Behavioural Economics

There is growing interest in the application of behavioural studies to a wide range of policy areas. These provide a more nuanced and evidence-based understanding of people's behaviour, allowing policy makers to:

  • Design better policies, especially in those cases where the individual's response affects the effectiveness of a given policy (e.g. attempts to protect the consumer).
  • Gently influence behaviour, or nudge, in cases where behaviour change is the main policy objective (such as getting people to quit smoking or eat healthier food).

Behavioural Studies for European Policies (BESTEP)

In 2010, the European Commission set up the Framework Contract for the Provision of Behavioural Studies (FCPBS). Its purpose is to facilitate the running of behavioural studies in support of EU policy-making. The IPTS IS Unit contributes to this initiative by providing technical advice to Commission services in the conception, design and execution of behavioural studies. This activity is a formal collaboration between the JRC and DG SANCO, entitled Behavioural Studies for European Policies (BESTEP).

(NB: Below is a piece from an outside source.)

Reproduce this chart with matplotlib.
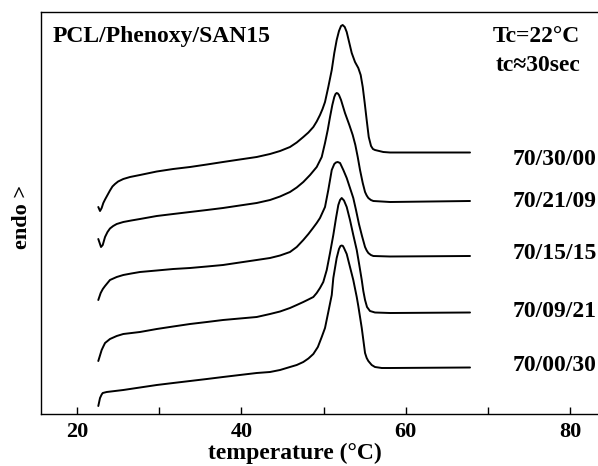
import matplotlib
matplotlib.use("Agg")
import matplotlib.pyplot as plt

# DSC heating traces of PCL/Phenoxy/SAN15 blends (temperature in degC, endothermic signal in a.u.)
labels = ["70/30/00", "70/21/09", "70/15/15", "70/09/21", "70/00/30"]

temp_70_30_00 = [22.59, 22.80, 23.00, 23.20, 23.41, 23.61, 24.01, 24.31, 24.62, 25.00,
                 25.63, 26.45, 27.66, 29.70, 31.70, 33.75, 35.80, 37.76, 39.80, 41.86,
                 43.48, 44.70, 45.91, 46.73, 47.53, 48.15, 48.75, 49.16, 49.56, 49.87,
                 50.17, 50.57, 50.99, 51.30, 51.59, 51.87, 52.12, 52.32, 52.57, 52.81,
                 53.13, 53.42, 53.82, 54.22, 54.51, 54.76, 55.00, 55.24, 55.49, 55.77,
                 56.00, 56.25, 57.26, 58.08, 62.94, 67.81]
endo_70_30_00 = [20.7, 20.3, 20.6, 21.1, 21.45, 21.75, 22.35, 22.75, 23.0, 23.25,
                 23.5, 23.7, 23.9, 24.25, 24.5, 24.7, 24.95, 25.2, 25.45, 25.7,
                 26.0, 26.3, 26.7, 27.15, 27.7, 28.15, 28.7, 29.25, 29.9, 30.5,
                 31.2, 32.7, 34.4, 36.1, 37.4, 38.3, 38.8, 38.9, 38.7, 38.2,
                 37.1, 36.1, 35.2, 34.6, 33.9, 32.7, 31.1, 29.4, 27.7, 26.8,
                 26.5, 26.4, 26.2, 26.15, 26.15, 26.15]

temp_70_21_09 = [22.59, 22.92, 23.13, 23.41, 23.71, 24.01, 24.40, 24.83, 25.63, 26.60,
                 27.66, 29.70, 31.70, 33.75, 35.80, 37.76, 39.80, 41.86, 43.48, 44.70,
                 45.91, 46.73, 47.53, 48.35, 49.16, 49.77, 50.17, 50.50, 50.78, 51.06,
                 51.30, 51.45, 51.59, 51.73, 51.87, 52.12, 52.60, 53.13, 53.54, 53.86,
                 54.15, 54.43, 54.76, 55.04, 55.24, 55.44, 55.75, 56.05, 58.08, 67.81]
endo_70_21_09 = [17.5, 16.7, 16.9, 17.7, 18.2, 18.55, 18.8, 19.0, 19.2, 19.35,
                 19.5, 19.8, 20.0, 20.2, 20.4, 20.6, 20.85, 21.1, 21.4, 21.75,
                 22.2, 22.65, 23.2, 23.9, 24.7, 25.7, 27.1, 28.4, 29.7, 30.9,
                 31.7, 32.0, 32.1, 32.05, 31.9, 31.4, 30.1, 28.9, 27.9, 26.9,
                 25.7, 24.4, 23.1, 22.2, 21.85, 21.6, 21.4, 21.3, 21.2, 21.3]

temp_70_15_15 = [22.59, 22.88, 23.14, 23.41, 24.01, 24.83, 25.63, 26.60, 27.66, 29.70,
                 31.70, 33.75, 35.80, 37.76, 39.80, 41.86, 43.48, 44.70, 45.91, 46.73,
                 47.53, 48.15, 48.71, 49.16, 49.56, 50.17, 50.57, 50.99, 51.30, 51.50,
                 51.71, 52.00, 52.40, 52.81, 53.21, 53.61, 53.94, 54.30, 54.67, 55.04,
                 55.24, 55.44, 55.75, 56.05, 58.08, 67.81]
endo_70_15_15 = [11.4, 12.1, 12.5, 12.8, 13.4, 13.7, 13.9, 14.05, 14.2, 14.35,
                 14.5, 14.6, 14.75, 14.9, 15.15, 15.4, 15.6, 15.85, 16.2, 16.7,
                 17.4, 18.0, 18.6, 19.1, 19.6, 20.7, 22.4, 24.4, 25.0, 25.15,
                 25.2, 25.1, 24.4, 23.6, 22.6, 21.6, 20.4, 19.0, 17.8, 16.7,
                 16.35, 16.1, 15.9, 15.8, 15.75, 15.8]

temp_70_09_21 = [22.59, 23.00, 23.20, 23.41, 24.01, 24.83, 25.63, 27.66, 29.70, 31.70,
                 33.75, 35.80, 37.76, 39.80, 41.86, 43.48, 44.70, 45.91, 46.73, 47.53,
                 48.15, 48.75, 49.16, 49.56, 49.96, 50.38, 50.78, 51.18, 51.51, 51.79,
                 52.00, 52.20, 52.48, 52.81, 53.21, 53.61, 54.03, 54.34, 54.64, 54.83,
                 55.04, 55.28, 55.64, 56.25, 58.08, 67.81]
endo_70_09_21 = [5.3, 6.4, 6.75, 7.1, 7.5, 7.8, 8.0, 8.2, 8.5, 8.75,
                 9.0, 9.2, 9.4, 9.55, 9.7, 10.0, 10.25, 10.6, 10.9, 11.2,
                 11.45, 11.7, 12.1, 12.6, 13.2, 14.4, 16.1, 17.9, 19.6, 20.9,
                 21.4, 21.6, 21.35, 20.7, 19.4, 17.9, 16.4, 14.9, 13.4, 12.3,
                 11.4, 10.7, 10.3, 10.15, 10.1, 10.15]

temp_70_00_30 = [22.59, 22.80, 23.00, 23.13, 23.61, 25.63, 27.66, 29.70, 31.70, 33.75,
                 35.80, 37.76, 39.80, 41.86, 43.48, 44.70, 45.91, 46.73, 47.53, 48.15,
                 48.75, 49.30, 49.77, 50.17, 50.57, 50.99, 51.18, 51.59, 51.87, 52.05,
                 52.20, 52.35, 52.48, 52.81, 53.21, 53.61, 54.03, 54.22, 54.64, 55.04,
                 55.24, 55.44, 55.85, 56.25, 57.07, 58.08, 67.81]
endo_70_00_30 = [0.8, 1.6, 1.95, 2.1, 2.2, 2.4, 2.65, 2.9, 3.1, 3.3,
                 3.5, 3.7, 3.9, 4.1, 4.2, 4.4, 4.7, 4.9, 5.2, 5.55,
                 6.0, 6.7, 7.7, 8.6, 10.2, 11.9, 13.6, 15.6, 16.5, 16.8,
                 16.85, 16.8, 16.6, 16.0, 14.7, 13.4, 11.7, 10.8, 8.6, 6.1,
                 5.6, 5.3, 4.9, 4.7, 4.6, 4.6, 4.65]

temps = [temp_70_30_00, temp_70_21_09, temp_70_15_15, temp_70_09_21, temp_70_00_30]
endos = [endo_70_30_00, endo_70_21_09, endo_70_15_15, endo_70_09_21, endo_70_00_30]

major_ticks = [20, 40, 60, 80]
minor_ticks = [30, 50, 70]

plt.rcParams["font.family"] = ["Liberation Serif", "DejaVu Serif"]
plt.rcParams["font.weight"] = "bold"

W, H = 598, 466
fig = plt.figure(figsize=(W / 100, H / 100), dpi=100)
ax = fig.add_axes([41 / W, 52 / H, 557 / W, 402 / H])

for t, e in zip(temps, endos):
    ax.plot(t, e, color="black", lw=1.4, solid_joinstyle="round", solid_capstyle="round")

ax.set_xlim(15.62, 83.38)
ax.set_ylim(0, 40.2)

ax.spines["right"].set_visible(False)
for side in ("left", "top", "bottom"):
    ax.spines[side].set_linewidth(1.0)

ax.set_xticks(major_ticks)
ax.set_xticks(minor_ticks, minor=True)
ax.set_xticklabels([str(v) for v in major_ticks])
ax.tick_params(axis="x", which="both", direction="in", length=5, width=1.0,
               labelsize=16, pad=6)
ax.set_yticks([])

# sample labels to the right of each trace
label_baselines = [24.9, 20.7, 15.5, 9.7, 4.3]
for lab, yb in zip(labels, label_baselines):
    ax.text(73.0, yb, lab, fontsize=17, fontweight="bold", ha="left", va="baseline")

ax.text(0.0215, 0.925, "PCL/Phenoxy/SAN15", transform=ax.transAxes,
        fontsize=17, fontweight="bold", ha="left", va="baseline")
ax.text(0.890, 0.926, "Tc=22°C", transform=ax.transAxes,
        fontsize=17, fontweight="bold", ha="center", va="baseline")
ax.text(0.8927, 0.854, "tc≈30sec", transform=ax.transAxes,
        fontsize=17, fontweight="bold", ha="center", va="baseline")

ax.text(0.456, -0.112, "temperature (°C)", transform=ax.transAxes,
        fontsize=17, fontweight="bold", ha="center", va="baseline")
ax.text(-0.034, 0.49, "endo >", transform=ax.transAxes, rotation=90,
        fontsize=16, fontweight="bold", ha="center", va="center")

fig.savefig("out.png", dpi=100)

The IPTS IS Unit has already been involved in over 10 studies conducted within the FCPBS, and has published a policy brief to introduce the notion of behavioural studies for EU policy-making. It will continue offering support to Commission services for the foreseeable future. In addition, there will be a workshop in 2014 to take stock of the achievements of the FCPBS, to be followed by a report identifying barriers, bottlenecks and best practices for good behavioural studies. The date of the workshop will be announced here.

Consumer Information in the Digital Online Market (CIDOM)

TThe IPTS IS Unit is supporting DG JUST's efforts to create a consumer information model for the online digital market. This model will complement the guidance on the Consumer Rights Directive (which will enter into force in Member States on 13 June 2014) for national enforcement authorities. The new Directive will bring about a change in the legislative basis for consumer information regarding digital products.

The model will build on behavioural insights. It will be a mechanism for allowing important information to reach consumers in such a way that they understand it and feel safe about their online transactions.

The IPTS IS Unit is conducting a literature review, a review of business practices, a series of interviews with industry representatives, and a laboratory experiment in order to identify policy options. The industry representatives will include some of the market leaders in the field of digital products such as media products, games, and mobile applications. The laboratory experiment will include a representative sample of more than 600 consumers to test the insights analysed in previous phases of the study.
The project runs for a year – preliminary results are expected in March 2014.

Behavioural Responses to Privacy Visceral Notices (BREVE)

Behaviourally-informed approaches to regulatory problems have already been shown to be effective in a wide range of areas. The BREVE (Behavioural Responses to Privacy Visceral Notices) project explores the degree to which nudges can change behaviour in the area of digital privacy.

Existing legal safeguards (e.g. informed consent and privacy notices) intended to foster privacy-protective behaviour appear to be ineffective. As several studies have shown, although people say they are concerned about their privacy, they do not behave accordingly (privacy paradox). They seem to disclose more personal data and not even read privacy notices.

Behavioural research has shown that people are influenced by how information is presented (or framed). Identifying the appropriate design to display online privacy information, therefore, could help users make better decisions. The traditional option of 'notice and choice' need not be entirely discarded; perhaps it can be simply complemented with some nudging.

The BREVE project will study the impact of different kinds of innovative online privacy notices (including e.g. anthropomorphic characters and informal interfaces). It will benefit from collaboration with experts on applying behavioural economics to privacy issues, such as Alessandro Acquisti from Carnegie Mellon University. The findings will contribute to the debate on whether soft or hard legislation is required to protect citizens' privacy. Preliminary results are expected by the end of 2014.


Recent Events

Good behavioural research for EU policy making workshop. Seville, 16 May 2014

Workshop report

Photo Gallery


Conference panel on applying behavioural insights to online privacy

The 23 January 2014, the IS Unit organised a panel session, entitled "Nudging Internet Citizens: Lessons from behavioural studies on online privacy" at the VII International Conference Computers, Privacy and Data Protection

This conference, which took place this year in Brussels on 22-24 January, is an annual gathering of policy-makers, academics and industry representatives interested in privacy and data protection. This year more than 800 people took part and 60 panel sessions were organised. The event offered the opportunity for the IS Unit to present its most recent behavioural study, Behavioural Responses to Privacy Visceral Notices (BREVE).